Healthcare in Iraq

Healthcare in Iraq was once among the most developed systems in the region with a large number of medical schools, a variety of advanced resources and largely accessible care. The impact of the war and ongoing conflict in Iraq has had devastating effects on the country’s healthcare system. Iraq’s primary healthcare delivery, disease control system, and health research infrastructure have been shattered by the conflict.

Attempts to resurrect Iraq’s healthcare system remain hindered by the fragile national security and lack of basic utilities such as water and electricity.


Public healthcare in Iraq

The public healthcare system in Iraq struggles to meet the needs of its citizens. In most urban centres, medical facilities have been rebuilt. These are much more likely to be adequately staffed with doctors and nurses than those in rural areas.

Treatment through the public healthcare system is free of charge. Iraqi-produced medical supplies are also offered to residents at a subsidised cost. Sadly, the system faces a host of challenges including unreliable electricity, outdated equipment and lack of qualified staff. Hospitals are also often the target of insurgent attacks.

Other governments and international-aid organisations are working closely with the Iraqi government to restore basic services. Depending on where patients live and the severity of their condition, those requiring complex procedures might be taken to facilities managed by international organisations.

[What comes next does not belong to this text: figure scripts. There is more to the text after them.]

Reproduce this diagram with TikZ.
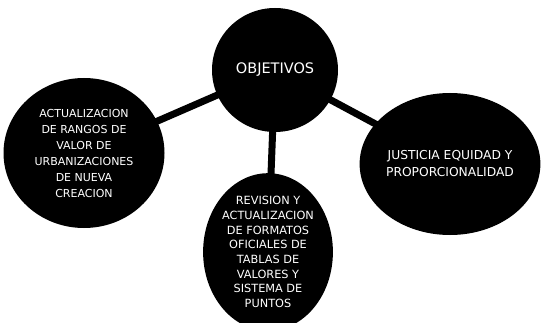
\documentclass[tikz,border=0pt]{standalone}
\usepackage{fontspec}
\setmainfont{DejaVu Sans}
\usepackage{tikz}
\usetikzlibrary{positioning, shapes.geometric, backgrounds}

\begin{document}
\begin{tikzpicture}[
    x=1pt, y=-1pt,
    bubble/.style={
        ellipse, fill=black, text=white, inner sep=0pt,
        align=center, font=\fontsize{11}{16}\selectfont
    },
    conn/.style={draw=black, line width=7pt}
]
\useasboundingbox (0,0) rectangle (543,323);

% objetivo central
\node[bubble, minimum width=126pt, minimum height=124pt,
      font=\fontsize{14.5}{16}\selectfont] (objetivos) at (275,70) {OBJETIVOS};

% los tres objetivos
\node[bubble, minimum width=161pt, minimum height=150pt] (rangos) at (84,153)
    {ACTUALIZACION\\DE RANGOS DE\\VALOR DE\\URBANIZACIONES\\DE NUEVA\\CREACION};
\node[bubble, minimum width=120pt, minimum height=138pt,
      font=\fontsize{11.3}{14.7}\selectfont] (revision) at (268,252)
    {REVISION Y\\ACTUALIZACION\\DE FORMATOS\\OFICIALES DE\\TABLAS DE\\VALORES Y\\SISTEMA DE\\PUNTOS};
\node[bubble, minimum width=176pt, minimum height=142pt,
      font=\fontsize{12.3}{17}\selectfont] (justicia) at (450,164)
    {JUSTICIA EQUIDAD Y\\PROPORCIONALIDAD};

% conectores
\begin{scope}[on background layer]
\draw[conn] (objetivos.center) -- (rangos.center);
\draw[conn] (objetivos.center) -- (revision.center);
\draw[conn] (objetivos.center) -- (justicia.center);
\end{scope}

\end{tikzpicture}
\end{document}
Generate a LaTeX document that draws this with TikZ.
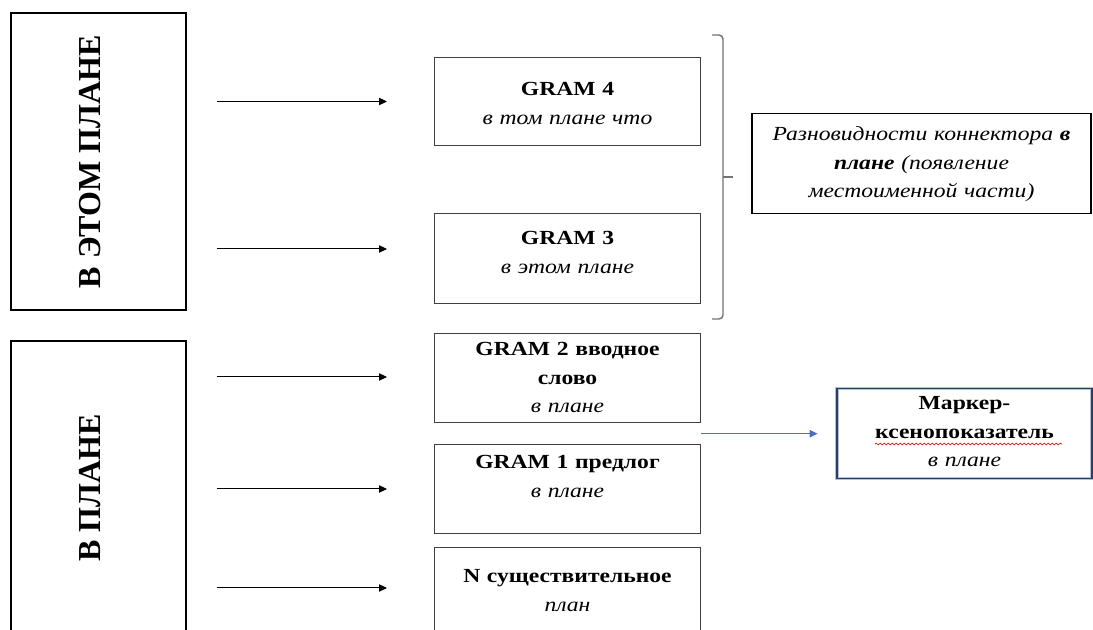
\documentclass[tikz,border=0pt]{standalone}
\usepackage{fontspec}
\setmainfont{Liberation Serif}
\newfontfamily\boxfont{Liberation Serif}[FakeStretch=1.18]
\usetikzlibrary{arrows.meta,positioning,calc,decorations.pathmorphing}
\definecolor{wordblue}{RGB}{68,114,196}
\definecolor{navy}{RGB}{47,62,96}
\tikzset{sidebox/.style={draw=black,line width=1.1pt,rotate=90,inner sep=0pt,text height=66.75pt,text depth=64.5pt,anchor=base,font=\fontsize{24}{28}\selectfont\bfseries},box/.style={draw=black!75,line width=0.8pt,inner sep=0pt,text width=199.5pt,align=center,font=\boxfont\fontsize{15}{21.5}\selectfont},note/.style={box,draw=black},arrow/.style={-{Triangle[length=6pt,width=5.5pt]},line width=0.75pt},bracket/.style={draw=black!55,line width=1.1pt,rounded corners=3pt}}
\begin{document}
\begin{tikzpicture}[x=0.75pt,y=-0.75pt]
\useasboundingbox (0,0) rectangle (1093,630);
\clip (0,0) rectangle (1093,630);
\node[sidebox,minimum width=222.75pt] (thisplan) at (100,161.5) {В ЭТОМ ПЛАНЕ};
\node[sidebox,minimum width=220.5pt] (plan) at (100,488) {В ПЛАНЕ};
\node[box,text height=28.5pt,text depth=37.5pt,anchor=north] (gram4) at (567.5,57) {\textbf{GRAM 4}\\\textit{в том плане что}};
\node[box,text height=23.25pt,text depth=44.25pt,below=50.25pt of gram4] (gram3) {\textbf{GRAM 3}\\\textit{в этом плане}};
\node[box,text height=16.5pt,text depth=50.25pt,below=21.75pt of gram3] (gram2) {\textbf{GRAM 2 вводное}\\\textbf{слово}\\\textit{в плане}};
\node[box,text height=18pt,text depth=48.75pt,below=15.75pt of gram2] (gram1) {\textbf{GRAM 1 предлог}\\\textit{в плане}};
\node[box,text height=26.25pt,text depth=43.5pt,below=9.75pt of gram1] (noun) {\textbf{N существительное}\\\textit{план}};
\node[note,text width=254.25pt,text height=20.25pt,text depth=54.75pt,anchor=north,font=\boxfont\fontsize{15}{21.5}\selectfont\itshape] (kinds) at (921.5,113) {Разновидности коннектора \textbf{в}\\\textbf{плане} (появление\\местоименной части)};
\node[note,draw=navy,line width=1pt,preaction={draw=wordblue!45,line width=2.4pt},text width=191.25pt,text height=15.75pt,text depth=51.75pt,anchor=north] (marker) at (964.5,388) {\textbf{Маркер-}\\\textbf{ксенопоказатель}\\\textit{в плане}};
% arrows from the left blocks
\foreach \y [count=\i] in {101.5,249,377,489,588}{\coordinate (a\i) at (217,\y);\coordinate (b\i) at (387,\y);\draw[arrow] (a\i) -- (b\i);}
\coordinate (gap) at ($(gram2.south east)!.5!(gram1.north east)$);
\draw[arrow,wordblue,shorten >=14pt] (gap) -- (gap -| marker.west);
% brace round GRAM 4 and GRAM 3
\coordinate (bt) at (712,35);\coordinate (bb) at (712,319);\coordinate (tip) at (723,177);
\draw[bracket] (bt) -- ++(11,0) -- ++(0,284) -- (bb);\draw[bracket] (tip) -- ++(10,0);
\draw[red,line width=0.5pt,decorate,decoration={snake,amplitude=0.7pt,segment length=3pt}] (875,444) -- (1062,444);
\end{tikzpicture}
\end{document}
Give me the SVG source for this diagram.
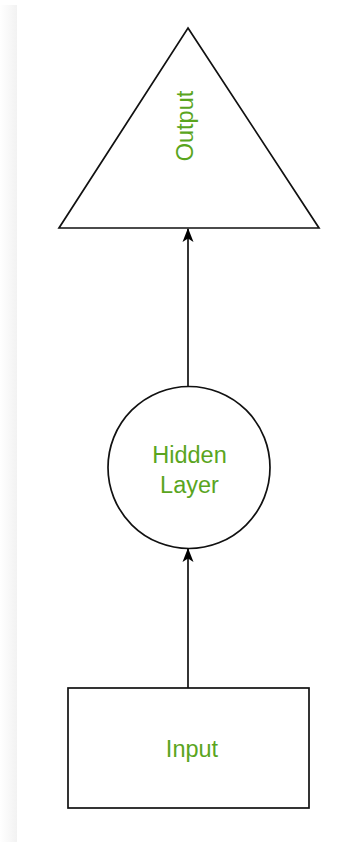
<svg xmlns="http://www.w3.org/2000/svg" width="352" height="842" viewBox="0 0 352 842">
  <defs>
    <linearGradient id="edge" x1="0" y1="0" x2="1" y2="0">
      <stop offset="0" stop-color="#ffffff"/>
      <stop offset="1" stop-color="#f2f2f2"/>
    </linearGradient>
    <marker id="arrow" viewBox="0 0 14 12" refX="13" refY="6" markerWidth="14" markerHeight="12" markerUnits="userSpaceOnUse" orient="auto">
      <path d="M0,0.5 L14,6 L0,11.5 L3.5,6 Z" fill="#000"/>
    </marker>
    <style>
      .shape { fill: #ffffff; stroke: #111111; stroke-width: 1.7; }
      .label { font-family: "Liberation Sans", Arial, sans-serif; font-size: 23.5px; fill: #5aa51e; text-anchor: middle; }
      .conn { stroke: #111111; stroke-width: 1.7; fill: none; marker-end: url(#arrow); }
    </style>
  </defs>
  <rect x="0" y="0" width="352" height="842" fill="#ffffff"/>
  <rect x="0" y="5" width="17" height="837" fill="url(#edge)"/>

  <g id="output">
    <polygon class="shape" points="188,28 319,228 59,228"/>
    <text class="label" transform="translate(193,126) rotate(-90)" x="0" y="0">Output</text>
  </g>

  <g id="hidden">
    <circle class="shape" cx="189" cy="467.5" r="81"/>
    <text class="label" x="189.5" y="463">Hidden</text>
    <text class="label" x="189.5" y="493">Layer</text>
  </g>

  <g id="input">
    <rect class="shape" x="68" y="688" width="241" height="120"/>
    <text class="label" x="192" y="757">Input</text>
  </g>

  <g id="connectors">
    <line class="conn" x1="188" y1="688" x2="188" y2="549"/>
    <line class="conn" x1="188" y1="386" x2="188" y2="229"/>
  </g>
</svg>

Private healthcare in Iraq

There is no formal private healthcare insurance system in Iraq. In some instances, wealthier Iraqis may pay out of pocket to receive speedier treatment at a public facility. Others opt to go to a neighbouring country for treatment. Private clinics do exist, but they tend to be small and primarily provide for childbirths or surgeries and not general care.


Healthcare for expats in Iraq

Expats moving to Iraq tend to do so on short-term contracts. They therefore rarely need to concern themselves with long-term medical care. In serious circumstances, expats may be able to get treatment at a facility managed by an international organisation or a local hospital. However, in most cases, they will be evacuated by air ambulance to a nearby country where they can receive better care.

Hospitals in Iraq expect payment before treatment and this can be costly. Expats moving to Iraq therefore must have a fully comprehensive health insurance plan that covers them for treatment overseas and repatriation. This is generally provided by employers as part of an expat’s employment contract.  


Pharmacies in Iraq

Expats on chronic medication should ensure they visit their doctor prior to relocating to Iraq in order to get an advance prescription for the duration of their assignment in Iraq.

If travelling with prescription medicine, ensure that all medicine is in its original container. Also carry a signed and dated letter from your doctor detailing the medicine's brand and chemical names, its purpose, as well as confirmation that the medicine is for personal use. 

As the Iraqi health system is developing, many drugs are in short supply. This means expats may only have access to the most basic medicines in Iraq.


Health hazards in Iraq

There are significant health hazards in Iraq and expats should take adequate precautions to protect themselves. The sanitation systems are not well developed and there is a high risk of contaminated water and food sources.

Routine vaccinations should be kept up to date, and additional vaccinations for typhoid and hepatitis A are recommended.